I did several prints in PETG, but this Maker’s Muse Clearance Castle really shows off the Neptune 4’s quality. The castle is a torture test with tight clearances and bridging, which all printed quite well with crisp lines and little stringing. This used Elegoo’s default settings for PETG which slowed the printer to 50mm/s on the outer walls, 80 on the inner walls, but kept a brisk 150 mm/s on the infill. It was able to complete the print in 2 hours and 6 minutes. The Neptune 3 would have taken three hours more, so this is still a significant time savings.

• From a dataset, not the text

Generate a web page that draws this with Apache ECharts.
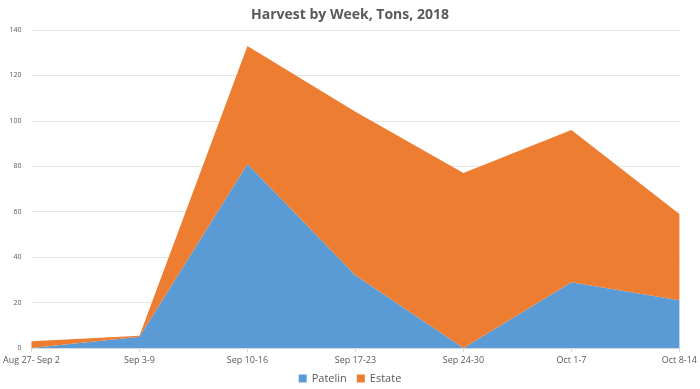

(Image credit: Tom’s Hardware)

Bottom Line

(Image credit: Tom’s Hardware)

The Neptune 4 is a confusing little 3D printer. Is it for beginners? Maybe. Is it for fans of Klipper? Not really. It comes with an unrestricted copy of Klipper, a huge plus, but makes it difficult to access without WiFi. You can certainly run a cable to it, but how many people have their router on the same workbench as their 3D printer?

The variables that come with high speed printing make me reluctant to recommend this printer for beginners, who may not understand why their shiny new printer can’t run full tilt at the manufacturer’s claim of 500mm/s. On the other hand, those who have experience with Klipper may feel frustrated that their access is physically restricted by a simple lack of hardware.

Who is it for? With a tantalizing price tag of $259, the Neptune 4 is perfect for makers at the midpoint of their journey. People who understand the ins and outs of Cura settings, but aren’t control freaks and need to tweak every aspect of their Klipper config file, people who are comfortable with “good enough” input shaping and relish the bargain of an affordable fast printer.

I’m still going to recommend the Neptune 3 Pro for absolute beginners, especially with its reduced price of $199.99. If you want a simple-to-use Klipper printer with no restrictions, then check out the Sovol SV07. Priced at $339 it has both the expected WiFi plus a really sweet Klipper Screen that puts all the data at your fingertips. If your budget allows, the $699 Bambu Lab P1S cannot be beat for pure speed, range of filaments and ease of use.